One of the most important parts of the project was designing how the assistant should behave when the answer is not straightforward. In a data-heavy business product, trust depends not only on good answers, but also on predictable limits. The assistant should not reveal data outside the user’s access, suggest facts that are not supported by the available dataset, or pretend that a feature exists when it does not.
The assistant is currently being validated internally and with selected customers. Internal testing confirmed the clarity of the core flow, onboarding and response experience. The next step is a wider rollout to customers. The feedback helped confirm that the direction is understandable and useful as a first step toward AI-supported analytical work. It also gave the team a stronger base for refining response quality, onboarding, edge cases and future agent modules.

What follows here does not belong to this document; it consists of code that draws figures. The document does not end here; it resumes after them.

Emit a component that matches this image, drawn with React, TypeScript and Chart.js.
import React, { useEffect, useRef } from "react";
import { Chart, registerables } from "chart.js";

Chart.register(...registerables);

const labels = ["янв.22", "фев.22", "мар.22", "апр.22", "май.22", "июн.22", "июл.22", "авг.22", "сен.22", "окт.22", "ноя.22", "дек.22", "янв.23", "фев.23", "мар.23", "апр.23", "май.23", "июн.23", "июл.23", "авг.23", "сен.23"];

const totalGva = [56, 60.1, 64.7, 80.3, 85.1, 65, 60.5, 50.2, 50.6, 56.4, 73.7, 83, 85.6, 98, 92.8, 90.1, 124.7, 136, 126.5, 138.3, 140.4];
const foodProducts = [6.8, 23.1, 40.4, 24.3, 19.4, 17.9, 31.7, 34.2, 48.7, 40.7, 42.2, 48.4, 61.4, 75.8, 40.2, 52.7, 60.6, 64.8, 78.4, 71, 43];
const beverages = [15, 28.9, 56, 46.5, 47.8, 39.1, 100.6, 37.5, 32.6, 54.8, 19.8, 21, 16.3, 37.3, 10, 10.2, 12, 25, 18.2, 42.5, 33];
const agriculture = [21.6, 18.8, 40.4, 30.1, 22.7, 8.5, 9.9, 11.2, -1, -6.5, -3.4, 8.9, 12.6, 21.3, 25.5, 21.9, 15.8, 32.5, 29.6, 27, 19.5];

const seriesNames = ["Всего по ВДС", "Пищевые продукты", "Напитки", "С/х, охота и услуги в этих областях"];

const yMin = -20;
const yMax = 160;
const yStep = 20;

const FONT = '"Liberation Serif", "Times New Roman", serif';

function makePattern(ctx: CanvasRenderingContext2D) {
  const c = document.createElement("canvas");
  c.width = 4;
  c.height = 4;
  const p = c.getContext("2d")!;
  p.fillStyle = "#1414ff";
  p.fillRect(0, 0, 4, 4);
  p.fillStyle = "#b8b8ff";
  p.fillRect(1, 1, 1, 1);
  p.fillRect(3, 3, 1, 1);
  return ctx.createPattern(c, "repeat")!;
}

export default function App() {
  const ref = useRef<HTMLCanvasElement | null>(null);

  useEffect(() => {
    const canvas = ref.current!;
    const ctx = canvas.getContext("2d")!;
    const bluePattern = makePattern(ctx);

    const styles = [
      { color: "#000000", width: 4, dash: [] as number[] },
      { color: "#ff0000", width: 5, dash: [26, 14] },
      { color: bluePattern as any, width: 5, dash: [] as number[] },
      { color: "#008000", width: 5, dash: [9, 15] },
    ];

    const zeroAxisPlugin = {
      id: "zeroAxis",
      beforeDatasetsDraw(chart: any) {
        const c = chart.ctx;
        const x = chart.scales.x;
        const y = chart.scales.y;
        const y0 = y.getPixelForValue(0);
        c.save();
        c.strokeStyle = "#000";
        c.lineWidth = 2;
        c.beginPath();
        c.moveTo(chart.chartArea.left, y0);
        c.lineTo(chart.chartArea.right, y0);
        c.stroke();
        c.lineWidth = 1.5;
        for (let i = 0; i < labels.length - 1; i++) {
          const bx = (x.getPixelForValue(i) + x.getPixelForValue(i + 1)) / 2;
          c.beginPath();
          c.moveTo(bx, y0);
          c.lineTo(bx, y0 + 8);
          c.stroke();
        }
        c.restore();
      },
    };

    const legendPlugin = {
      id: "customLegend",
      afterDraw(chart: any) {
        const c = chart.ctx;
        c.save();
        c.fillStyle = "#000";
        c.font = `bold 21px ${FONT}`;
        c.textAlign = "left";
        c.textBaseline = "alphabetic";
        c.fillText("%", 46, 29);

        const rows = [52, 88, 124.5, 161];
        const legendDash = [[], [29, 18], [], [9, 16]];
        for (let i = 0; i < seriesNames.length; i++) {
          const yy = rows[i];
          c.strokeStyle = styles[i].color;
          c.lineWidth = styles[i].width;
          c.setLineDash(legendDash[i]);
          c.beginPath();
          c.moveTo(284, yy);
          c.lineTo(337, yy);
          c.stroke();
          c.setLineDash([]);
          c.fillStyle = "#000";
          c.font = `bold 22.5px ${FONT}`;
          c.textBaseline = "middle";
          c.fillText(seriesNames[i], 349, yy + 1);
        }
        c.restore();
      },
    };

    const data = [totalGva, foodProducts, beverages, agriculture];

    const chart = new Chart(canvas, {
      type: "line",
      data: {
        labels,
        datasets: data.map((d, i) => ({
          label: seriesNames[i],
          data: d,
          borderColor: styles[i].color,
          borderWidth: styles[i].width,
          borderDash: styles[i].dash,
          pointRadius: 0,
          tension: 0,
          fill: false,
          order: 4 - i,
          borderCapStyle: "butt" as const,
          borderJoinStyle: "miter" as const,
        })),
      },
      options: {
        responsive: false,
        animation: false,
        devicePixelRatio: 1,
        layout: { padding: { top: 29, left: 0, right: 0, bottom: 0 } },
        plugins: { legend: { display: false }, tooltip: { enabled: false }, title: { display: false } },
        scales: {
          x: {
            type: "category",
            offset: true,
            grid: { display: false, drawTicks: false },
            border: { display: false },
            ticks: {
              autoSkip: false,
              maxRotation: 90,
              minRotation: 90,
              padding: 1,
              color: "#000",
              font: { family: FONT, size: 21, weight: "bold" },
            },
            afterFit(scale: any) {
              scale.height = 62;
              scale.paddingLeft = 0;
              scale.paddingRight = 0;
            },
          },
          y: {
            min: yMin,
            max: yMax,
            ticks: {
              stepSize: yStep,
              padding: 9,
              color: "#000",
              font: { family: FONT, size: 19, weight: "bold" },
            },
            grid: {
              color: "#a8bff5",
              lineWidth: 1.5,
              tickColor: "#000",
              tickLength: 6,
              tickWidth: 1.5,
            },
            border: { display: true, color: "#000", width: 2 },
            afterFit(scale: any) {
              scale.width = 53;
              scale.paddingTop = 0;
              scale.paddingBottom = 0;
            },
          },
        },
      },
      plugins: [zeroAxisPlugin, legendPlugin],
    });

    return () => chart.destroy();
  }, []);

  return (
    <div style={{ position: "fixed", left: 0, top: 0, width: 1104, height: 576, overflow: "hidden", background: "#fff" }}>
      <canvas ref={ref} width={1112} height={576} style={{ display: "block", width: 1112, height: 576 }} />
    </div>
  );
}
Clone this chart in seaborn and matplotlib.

Because the assistant is part of a complex product ecosystem, the validation was not only about whether the UI looked clear. It was also about whether users understood what they could ask, how to interpret the answer, and where the assistant’s limitations begin.
The project created a scalable foundation for an AI assistant experience inside a complex business product. The first module focused on analytical questions, but the design work established patterns that can support future agents and workflows. The main value of the project was not only the chat interface itself, but the system around it: onboarding, prompt guidance, response structure, processing states, safe failure patterns, Tone of Voice and cross-platform consistency.
For me, this project reinforced that designing AI features requires more than making the interface feel modern. A useful AI assistant needs clear product boundaries, understandable communication, strong trust patterns and close collaboration between design, business, analysts and technical teams. It also showed how my front-end background supports product design work. Thinking in states, components, dependencies and edge cases helped me design an assistant experience that was not only visually clear, but also more realistic to implement and easier to evolve.